The book argues that both words and numbers are equally important. Do you agree? Can you think of a situation where one is clearly more important than the other? Can you think of a situation where you need both at the same time?
Milo is about your age. Do you recognize his boredom? Have you ever found something you thought was pointless suddenly interesting? What made the difference — the subject, or something that changed in how you were looking at it?
Juster was an architect who wrote a book full of words — his non-word profession fed his word book. Can you think of other pairs of seemingly different skills that actually help each other? (Math and music, drawing and engineering, cooking and chemistry?)
If you were designing the Lands Beyond, what new kingdom would you add — a place whose subject or skill or domain had been exiled from the rest of the world? What would its city look like? Who would rule it?
The novel was published in 1961, when American schools were being pressured to focus on math and science because of Sputnik. Does knowing this change how you read the rivalry between Dictionopolis and Digitopolis?
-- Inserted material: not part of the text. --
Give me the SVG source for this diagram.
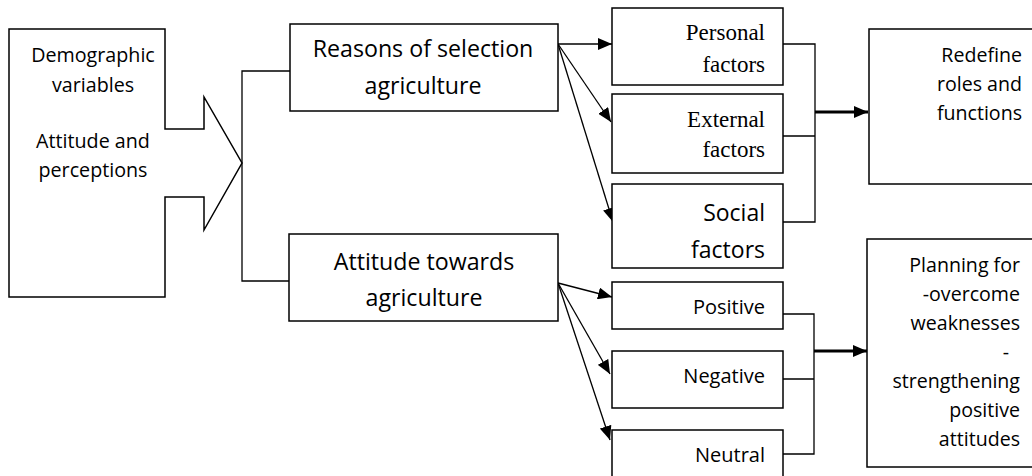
<svg xmlns="http://www.w3.org/2000/svg" width="1032" height="476" viewBox="0 0 1032 476">
<defs>
<style>
.box{fill:#fff;stroke:#000;stroke-width:1.5}
.ln{fill:none;stroke:#000;stroke-width:1.3}
.thick{fill:none;stroke:#000;stroke-width:3}
.s{font-family:"Open Sans","Liberation Sans",sans-serif;fill:#000}
.r{font-family:"Liberation Serif","Times New Roman",serif;fill:#000;font-size:23px}
.c{text-anchor:middle}
.e{text-anchor:end}
</style>
<marker id="ah" markerUnits="userSpaceOnUse" markerWidth="14" markerHeight="12" refX="14" refY="6" orient="auto">
<path d="M0,0 L14,6 L0,12 z" fill="#000"/>
</marker>
</defs>
<rect width="1032" height="476" fill="#fff"/>

<g id="connectors">
<path class="ln" d="M290,71 H242 V281 H290"/>
<line class="ln" x1="558" y1="44" x2="612" y2="44" marker-end="url(#ah)"/>
<line class="ln" x1="558" y1="44" x2="611" y2="122" marker-end="url(#ah)"/>
<line class="ln" x1="558" y1="44" x2="613" y2="222" marker-end="url(#ah)"/>
<line class="ln" x1="558" y1="283" x2="612" y2="297" marker-end="url(#ah)"/>
<line class="ln" x1="558" y1="283" x2="610" y2="374" marker-end="url(#ah)"/>
<line class="ln" x1="558" y1="283" x2="610" y2="440" marker-end="url(#ah)"/>
<path class="ln" d="M783,44 H815 V222 H783 M783,136 H815"/>
<line class="thick" x1="815" y1="112" x2="868" y2="112" marker-end="url(#ah)"/>
<path class="ln" d="M783,314 H814 V454 H783 M783,379 H814"/>
<line class="thick" x1="814" y1="351" x2="867" y2="351" marker-end="url(#ah)"/>
</g>

<g id="inputs">
<path class="box" d="M9,29 H165 V129 H204 V97 L242,163 L204,230 V197 H165 V297 H9 Z"/>
<text class="s c" font-size="19.7" x="93" y="62">Demographic</text>
<text class="s c" font-size="19.7" x="93" y="92">variables</text>
<text class="s c" font-size="19.7" x="93" y="148">Attitude and</text>
<text class="s c" font-size="19.7" x="93" y="177">perceptions</text>
</g>

<g id="reasons">
<rect class="box" x="290" y="24" width="268" height="87"/>
<text class="s c" font-size="23.2" x="423" y="57">Reasons of selection</text>
<text class="s c" font-size="23.2" x="423" y="94">agriculture</text>
</g>

<g id="attitude">
<rect class="box" x="289" y="234" width="269" height="87"/>
<text class="s c" font-size="23.2" x="424" y="270">Attitude towards</text>
<text class="s c" font-size="23.2" x="424" y="306">agriculture</text>
</g>

<g id="personal">
<rect class="box" x="612" y="8" width="171" height="77"/>
<text class="r e" x="765" y="40">Personal</text>
<text class="r e" x="765" y="72">factors</text>
</g>

<g id="external">
<rect class="box" x="612" y="94" width="171" height="79"/>
<text class="r e" x="765" y="127">External</text>
<text class="r e" x="765" y="157">factors</text>
</g>

<g id="social">
<rect class="box" x="612" y="184" width="171" height="84"/>
<text class="s e" font-size="23" x="765" y="221">Social</text>
<text class="s e" font-size="23" x="765" y="258">factors</text>
</g>

<g id="positive">
<rect class="box" x="612" y="282" width="171" height="47"/>
<text class="s e" font-size="20" x="765" y="314">Positive</text>
</g>

<g id="negative">
<rect class="box" x="612" y="351" width="171" height="57"/>
<text class="s e" font-size="20" x="765" y="383">Negative</text>
</g>

<g id="neutral">
<rect class="box" x="612" y="430" width="171" height="60"/>
<text class="s e" font-size="20" x="765" y="462">Neutral</text>
</g>

<g id="redefine">
<rect class="box" x="869" y="29" width="180" height="155"/>
<text class="s e" font-size="19.6" x="1022" y="62">Redefine</text>
<text class="s e" font-size="19.6" x="1022" y="91">roles and</text>
<text class="s e" font-size="19.6" x="1022" y="120">functions</text>
</g>

<g id="planning">
<rect class="box" x="867" y="239" width="180" height="228"/>
<text class="s e" font-size="19.6" x="1020" y="272">Planning for</text>
<text class="s e" font-size="19.6" x="1020" y="301">-overcome</text>
<text class="s e" font-size="19.6" x="1020" y="330">weaknesses</text>
<text class="s e" font-size="19.6" x="1009" y="359">-</text>
<text class="s e" font-size="19.6" x="1020" y="388">strengthening</text>
<text class="s e" font-size="19.6" x="1020" y="417">positive</text>
<text class="s e" font-size="19.6" x="1020" y="446">attitudes</text>
</g>
</svg>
The Phantom Tollbooth is sometimes described as a book that children love and adults love for different reasons. What might an adult get from this book that a child doesn't — and what might a child see that an adult has lost?
Compare Milo to Alice in Wonderland. Both are children who enter strange allegorical worlds through unexpected passages. How are their journeys different in what they learn and how they change?
Juster uses the names of his characters to describe them: Faintly Macabre, Short Shrift, the Mathemagician, the Soundkeeper. Choose a character from your own life — a teacher, a relative, a friend — and invent a Juster-style name that captures who they are in two or three words.
Tock tells Milo that wasted time is the one thing you can never get back. Is this true? What does it mean to 'waste' time — is watching TV a waste? Is daydreaming? Is there a difference between resting and wasting?